_PROBLEM_: Reproduce nothing but the lines from the one with "Reproduce this chart with D3.js." through the one with "const yMinorTicks = d3.range(0, 26).map(i", exactly and with both ends. Omit pictures.

_ENTRIES PROVIDED_:
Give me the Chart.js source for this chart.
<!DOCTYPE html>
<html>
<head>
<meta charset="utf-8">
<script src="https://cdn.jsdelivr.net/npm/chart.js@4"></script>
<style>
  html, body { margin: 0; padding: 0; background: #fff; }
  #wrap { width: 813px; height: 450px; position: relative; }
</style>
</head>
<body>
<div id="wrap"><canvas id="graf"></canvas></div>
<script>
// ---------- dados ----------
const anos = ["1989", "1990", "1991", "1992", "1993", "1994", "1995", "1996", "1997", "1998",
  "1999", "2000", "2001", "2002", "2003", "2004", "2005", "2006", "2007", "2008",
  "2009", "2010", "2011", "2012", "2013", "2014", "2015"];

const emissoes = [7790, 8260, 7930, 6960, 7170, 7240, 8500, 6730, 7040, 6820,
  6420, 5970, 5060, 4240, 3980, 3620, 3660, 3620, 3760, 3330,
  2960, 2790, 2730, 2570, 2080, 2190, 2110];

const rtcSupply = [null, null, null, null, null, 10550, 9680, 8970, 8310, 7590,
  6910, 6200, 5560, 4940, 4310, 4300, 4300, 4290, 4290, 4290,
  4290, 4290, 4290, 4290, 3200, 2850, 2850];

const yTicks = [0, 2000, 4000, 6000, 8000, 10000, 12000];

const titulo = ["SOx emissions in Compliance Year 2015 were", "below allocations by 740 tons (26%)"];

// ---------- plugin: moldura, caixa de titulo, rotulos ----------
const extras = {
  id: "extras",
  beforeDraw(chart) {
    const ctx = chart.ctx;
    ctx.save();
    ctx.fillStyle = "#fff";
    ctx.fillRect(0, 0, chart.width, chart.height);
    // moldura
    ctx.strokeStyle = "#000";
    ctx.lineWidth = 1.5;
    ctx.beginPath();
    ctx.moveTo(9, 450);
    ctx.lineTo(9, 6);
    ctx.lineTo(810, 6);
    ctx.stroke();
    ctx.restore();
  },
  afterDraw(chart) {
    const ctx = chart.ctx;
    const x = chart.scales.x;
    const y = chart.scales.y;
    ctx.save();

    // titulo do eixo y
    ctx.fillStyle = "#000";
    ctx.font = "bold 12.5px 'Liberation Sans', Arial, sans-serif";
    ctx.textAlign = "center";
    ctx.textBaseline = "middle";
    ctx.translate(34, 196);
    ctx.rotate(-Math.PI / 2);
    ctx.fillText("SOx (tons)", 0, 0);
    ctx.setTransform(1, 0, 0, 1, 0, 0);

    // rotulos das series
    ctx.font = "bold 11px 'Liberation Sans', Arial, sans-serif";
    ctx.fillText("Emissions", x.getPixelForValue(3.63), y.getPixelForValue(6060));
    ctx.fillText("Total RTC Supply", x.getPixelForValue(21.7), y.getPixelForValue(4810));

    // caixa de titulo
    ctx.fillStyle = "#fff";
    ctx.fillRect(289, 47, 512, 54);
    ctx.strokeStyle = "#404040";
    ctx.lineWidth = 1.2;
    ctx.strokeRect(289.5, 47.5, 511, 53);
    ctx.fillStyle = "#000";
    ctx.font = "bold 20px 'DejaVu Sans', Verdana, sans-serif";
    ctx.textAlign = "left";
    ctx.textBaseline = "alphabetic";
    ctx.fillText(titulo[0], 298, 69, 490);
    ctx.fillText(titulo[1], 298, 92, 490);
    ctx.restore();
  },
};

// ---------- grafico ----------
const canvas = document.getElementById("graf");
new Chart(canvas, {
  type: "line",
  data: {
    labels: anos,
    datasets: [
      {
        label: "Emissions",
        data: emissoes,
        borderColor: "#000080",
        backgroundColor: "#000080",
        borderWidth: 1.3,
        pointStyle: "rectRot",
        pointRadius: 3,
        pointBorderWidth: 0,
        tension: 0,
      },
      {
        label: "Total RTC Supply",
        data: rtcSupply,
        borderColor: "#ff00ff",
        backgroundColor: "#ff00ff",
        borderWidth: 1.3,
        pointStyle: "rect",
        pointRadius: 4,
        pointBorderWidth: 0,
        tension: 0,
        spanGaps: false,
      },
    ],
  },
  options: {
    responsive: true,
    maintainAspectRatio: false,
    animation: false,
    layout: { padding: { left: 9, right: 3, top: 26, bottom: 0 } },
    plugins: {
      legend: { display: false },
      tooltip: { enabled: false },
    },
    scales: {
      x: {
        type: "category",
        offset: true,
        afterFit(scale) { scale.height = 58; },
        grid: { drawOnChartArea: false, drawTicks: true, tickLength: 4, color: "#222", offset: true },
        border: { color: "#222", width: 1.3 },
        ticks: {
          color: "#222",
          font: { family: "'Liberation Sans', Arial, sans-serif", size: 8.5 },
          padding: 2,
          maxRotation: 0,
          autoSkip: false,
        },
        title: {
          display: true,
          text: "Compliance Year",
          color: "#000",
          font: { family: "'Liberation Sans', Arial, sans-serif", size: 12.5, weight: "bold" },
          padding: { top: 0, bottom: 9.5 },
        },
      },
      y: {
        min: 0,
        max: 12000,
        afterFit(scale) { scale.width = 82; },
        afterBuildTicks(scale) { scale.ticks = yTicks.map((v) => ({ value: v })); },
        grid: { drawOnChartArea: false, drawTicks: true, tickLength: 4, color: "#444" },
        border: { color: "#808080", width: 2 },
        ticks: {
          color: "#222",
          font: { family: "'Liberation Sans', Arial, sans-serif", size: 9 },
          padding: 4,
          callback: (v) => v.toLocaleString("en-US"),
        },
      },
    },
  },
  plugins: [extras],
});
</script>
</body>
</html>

* * *

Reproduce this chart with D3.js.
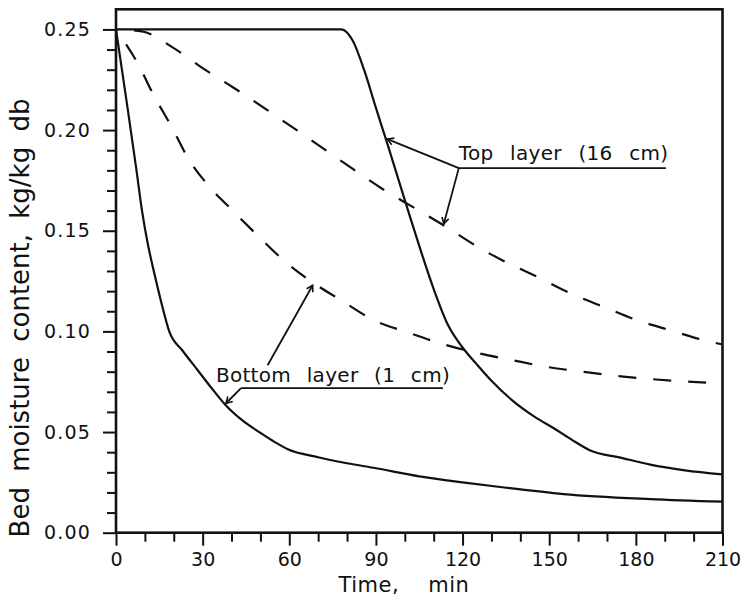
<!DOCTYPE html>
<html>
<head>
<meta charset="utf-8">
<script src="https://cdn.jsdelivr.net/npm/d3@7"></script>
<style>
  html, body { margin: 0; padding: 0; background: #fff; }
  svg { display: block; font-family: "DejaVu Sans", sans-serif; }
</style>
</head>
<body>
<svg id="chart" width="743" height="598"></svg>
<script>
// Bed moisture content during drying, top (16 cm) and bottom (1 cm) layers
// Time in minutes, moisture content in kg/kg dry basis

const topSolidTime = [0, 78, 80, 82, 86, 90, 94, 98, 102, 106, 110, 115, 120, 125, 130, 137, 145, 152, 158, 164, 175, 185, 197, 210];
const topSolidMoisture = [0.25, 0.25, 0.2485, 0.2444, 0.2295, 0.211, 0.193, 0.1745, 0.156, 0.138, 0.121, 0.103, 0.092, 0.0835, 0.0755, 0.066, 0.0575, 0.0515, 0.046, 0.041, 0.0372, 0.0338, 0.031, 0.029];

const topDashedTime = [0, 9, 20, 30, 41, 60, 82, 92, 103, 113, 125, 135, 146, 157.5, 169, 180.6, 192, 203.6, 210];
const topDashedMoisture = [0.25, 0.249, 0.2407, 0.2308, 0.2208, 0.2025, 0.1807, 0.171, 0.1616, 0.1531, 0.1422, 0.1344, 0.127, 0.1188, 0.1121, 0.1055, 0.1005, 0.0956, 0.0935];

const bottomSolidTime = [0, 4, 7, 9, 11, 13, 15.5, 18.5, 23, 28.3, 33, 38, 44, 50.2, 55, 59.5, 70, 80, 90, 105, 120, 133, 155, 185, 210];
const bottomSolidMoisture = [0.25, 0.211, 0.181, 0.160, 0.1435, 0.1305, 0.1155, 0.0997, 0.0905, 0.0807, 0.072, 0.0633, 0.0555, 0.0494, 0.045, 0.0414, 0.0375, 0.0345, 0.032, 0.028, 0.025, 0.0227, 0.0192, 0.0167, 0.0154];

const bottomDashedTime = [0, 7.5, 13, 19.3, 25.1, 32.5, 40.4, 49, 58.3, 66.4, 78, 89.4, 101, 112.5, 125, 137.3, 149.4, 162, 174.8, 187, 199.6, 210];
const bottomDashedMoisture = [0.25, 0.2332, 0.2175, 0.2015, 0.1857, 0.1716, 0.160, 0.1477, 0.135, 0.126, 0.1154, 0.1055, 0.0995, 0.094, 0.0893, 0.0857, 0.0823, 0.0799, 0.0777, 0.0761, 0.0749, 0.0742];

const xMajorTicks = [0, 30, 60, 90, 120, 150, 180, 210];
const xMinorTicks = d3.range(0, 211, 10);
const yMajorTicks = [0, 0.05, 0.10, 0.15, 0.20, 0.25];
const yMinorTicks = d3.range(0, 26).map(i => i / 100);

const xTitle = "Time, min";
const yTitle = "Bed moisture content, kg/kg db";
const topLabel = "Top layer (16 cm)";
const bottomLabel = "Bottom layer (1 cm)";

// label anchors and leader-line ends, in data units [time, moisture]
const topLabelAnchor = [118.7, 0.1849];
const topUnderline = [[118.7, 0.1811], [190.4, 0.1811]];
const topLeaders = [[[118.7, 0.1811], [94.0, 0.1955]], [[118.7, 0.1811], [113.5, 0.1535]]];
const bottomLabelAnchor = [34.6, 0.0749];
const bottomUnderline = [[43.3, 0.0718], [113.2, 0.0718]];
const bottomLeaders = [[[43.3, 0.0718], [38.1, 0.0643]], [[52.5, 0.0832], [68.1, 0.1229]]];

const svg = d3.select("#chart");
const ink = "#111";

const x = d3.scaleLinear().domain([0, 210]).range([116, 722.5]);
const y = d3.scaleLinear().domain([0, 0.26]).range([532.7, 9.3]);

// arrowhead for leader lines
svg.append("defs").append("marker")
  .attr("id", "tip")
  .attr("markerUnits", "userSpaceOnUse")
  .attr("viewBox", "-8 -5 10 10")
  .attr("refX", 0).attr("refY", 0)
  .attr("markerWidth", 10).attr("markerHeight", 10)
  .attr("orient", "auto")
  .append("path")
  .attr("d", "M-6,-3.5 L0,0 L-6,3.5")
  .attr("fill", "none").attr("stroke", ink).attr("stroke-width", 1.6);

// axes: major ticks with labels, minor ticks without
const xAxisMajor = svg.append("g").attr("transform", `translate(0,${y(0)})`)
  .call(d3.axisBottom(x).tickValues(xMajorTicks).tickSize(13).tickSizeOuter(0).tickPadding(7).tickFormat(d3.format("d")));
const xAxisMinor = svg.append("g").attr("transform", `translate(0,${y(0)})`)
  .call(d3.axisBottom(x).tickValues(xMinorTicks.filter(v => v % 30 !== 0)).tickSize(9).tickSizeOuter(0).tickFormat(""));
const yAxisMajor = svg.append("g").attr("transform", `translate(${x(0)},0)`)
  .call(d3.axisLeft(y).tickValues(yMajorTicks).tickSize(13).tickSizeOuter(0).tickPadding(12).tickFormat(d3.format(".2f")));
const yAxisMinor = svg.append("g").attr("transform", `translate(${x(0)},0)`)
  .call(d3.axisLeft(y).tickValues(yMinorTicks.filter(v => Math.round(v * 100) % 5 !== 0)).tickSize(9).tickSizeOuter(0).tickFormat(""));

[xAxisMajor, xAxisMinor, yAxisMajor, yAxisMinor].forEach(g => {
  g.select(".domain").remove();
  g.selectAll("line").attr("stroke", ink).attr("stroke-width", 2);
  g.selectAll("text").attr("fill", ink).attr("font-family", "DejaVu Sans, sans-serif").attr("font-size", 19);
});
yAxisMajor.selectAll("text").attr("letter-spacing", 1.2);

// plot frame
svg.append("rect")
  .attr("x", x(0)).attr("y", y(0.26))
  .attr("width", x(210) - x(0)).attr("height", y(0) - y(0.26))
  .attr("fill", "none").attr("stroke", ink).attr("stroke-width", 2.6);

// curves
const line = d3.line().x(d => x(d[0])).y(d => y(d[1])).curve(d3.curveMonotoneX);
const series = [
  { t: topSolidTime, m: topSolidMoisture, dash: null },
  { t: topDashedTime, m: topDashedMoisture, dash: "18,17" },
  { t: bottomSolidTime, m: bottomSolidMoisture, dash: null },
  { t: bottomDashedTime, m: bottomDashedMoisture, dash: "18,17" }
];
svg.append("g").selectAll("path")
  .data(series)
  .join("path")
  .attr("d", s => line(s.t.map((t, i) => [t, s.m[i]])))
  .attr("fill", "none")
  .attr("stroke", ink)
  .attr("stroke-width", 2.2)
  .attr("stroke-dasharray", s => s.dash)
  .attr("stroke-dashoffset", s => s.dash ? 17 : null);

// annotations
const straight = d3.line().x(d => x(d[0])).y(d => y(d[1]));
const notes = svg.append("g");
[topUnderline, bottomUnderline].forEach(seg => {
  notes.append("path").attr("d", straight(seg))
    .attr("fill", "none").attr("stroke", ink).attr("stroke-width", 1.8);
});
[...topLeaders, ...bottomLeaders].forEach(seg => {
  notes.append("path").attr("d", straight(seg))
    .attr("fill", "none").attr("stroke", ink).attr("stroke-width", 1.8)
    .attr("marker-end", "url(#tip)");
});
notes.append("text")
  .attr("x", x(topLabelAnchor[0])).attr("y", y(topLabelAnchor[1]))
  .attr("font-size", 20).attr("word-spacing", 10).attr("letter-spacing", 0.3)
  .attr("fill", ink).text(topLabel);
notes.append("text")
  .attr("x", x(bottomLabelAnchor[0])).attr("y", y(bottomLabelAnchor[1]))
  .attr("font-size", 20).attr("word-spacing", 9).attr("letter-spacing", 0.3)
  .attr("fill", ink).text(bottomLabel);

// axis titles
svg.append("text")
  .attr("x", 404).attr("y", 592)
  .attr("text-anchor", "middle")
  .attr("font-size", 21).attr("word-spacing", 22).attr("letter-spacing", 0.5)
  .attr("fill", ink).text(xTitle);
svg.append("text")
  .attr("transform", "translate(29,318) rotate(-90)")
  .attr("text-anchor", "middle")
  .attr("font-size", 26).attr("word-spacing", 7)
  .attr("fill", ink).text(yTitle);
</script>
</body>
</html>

_SOLUTION TO THE PROBLEM_:
Reproduce this chart with D3.js.
<!DOCTYPE html>
<html>
<head>
<meta charset="utf-8">
<script src="https://cdn.jsdelivr.net/npm/d3@7"></script>
<style>
  html, body { margin: 0; padding: 0; background: #fff; }
  svg { display: block; font-family: "DejaVu Sans", sans-serif; }
</style>
</head>
<body>
<svg id="chart" width="743" height="598"></svg>
<script>
// Bed moisture content during drying, top (16 cm) and bottom (1 cm) layers
// Time in minutes, moisture content in kg/kg dry basis

const topSolidTime = [0, 78, 80, 82, 86, 90, 94, 98, 102, 106, 110, 115, 120, 125, 130, 137, 145, 152, 158, 164, 175, 185, 197, 210];
const topSolidMoisture = [0.25, 0.25, 0.2485, 0.2444, 0.2295, 0.211, 0.193, 0.1745, 0.156, 0.138, 0.121, 0.103, 0.092, 0.0835, 0.0755, 0.066, 0.0575, 0.0515, 0.046, 0.041, 0.0372, 0.0338, 0.031, 0.029];

const topDashedTime = [0, 9, 20, 30, 41, 60, 82, 92, 103, 113, 125, 135, 146, 157.5, 169, 180.6, 192, 203.6, 210];
const topDashedMoisture = [0.25, 0.249, 0.2407, 0.2308, 0.2208, 0.2025, 0.1807, 0.171, 0.1616, 0.1531, 0.1422, 0.1344, 0.127, 0.1188, 0.1121, 0.1055, 0.1005, 0.0956, 0.0935];

const bottomSolidTime = [0, 4, 7, 9, 11, 13, 15.5, 18.5, 23, 28.3, 33, 38, 44, 50.2, 55, 59.5, 70, 80, 90, 105, 120, 133, 155, 185, 210];
const bottomSolidMoisture = [0.25, 0.211, 0.181, 0.160, 0.1435, 0.1305, 0.1155, 0.0997, 0.0905, 0.0807, 0.072, 0.0633, 0.0555, 0.0494, 0.045, 0.0414, 0.0375, 0.0345, 0.032, 0.028, 0.025, 0.0227, 0.0192, 0.0167, 0.0154];

const bottomDashedTime = [0, 7.5, 13, 19.3, 25.1, 32.5, 40.4, 49, 58.3, 66.4, 78, 89.4, 101, 112.5, 125, 137.3, 149.4, 162, 174.8, 187, 199.6, 210];
const bottomDashedMoisture = [0.25, 0.2332, 0.2175, 0.2015, 0.1857, 0.1716, 0.160, 0.1477, 0.135, 0.126, 0.1154, 0.1055, 0.0995, 0.094, 0.0893, 0.0857, 0.0823, 0.0799, 0.0777, 0.0761, 0.0749, 0.0742];

const xMajorTicks = [0, 30, 60, 90, 120, 150, 180, 210];
const xMinorTicks = d3.range(0, 211, 10);
const yMajorTicks = [0, 0.05, 0.10, 0.15, 0.20, 0.25];
const yMinorTicks = d3.range(0, 26).map(i => i / 100);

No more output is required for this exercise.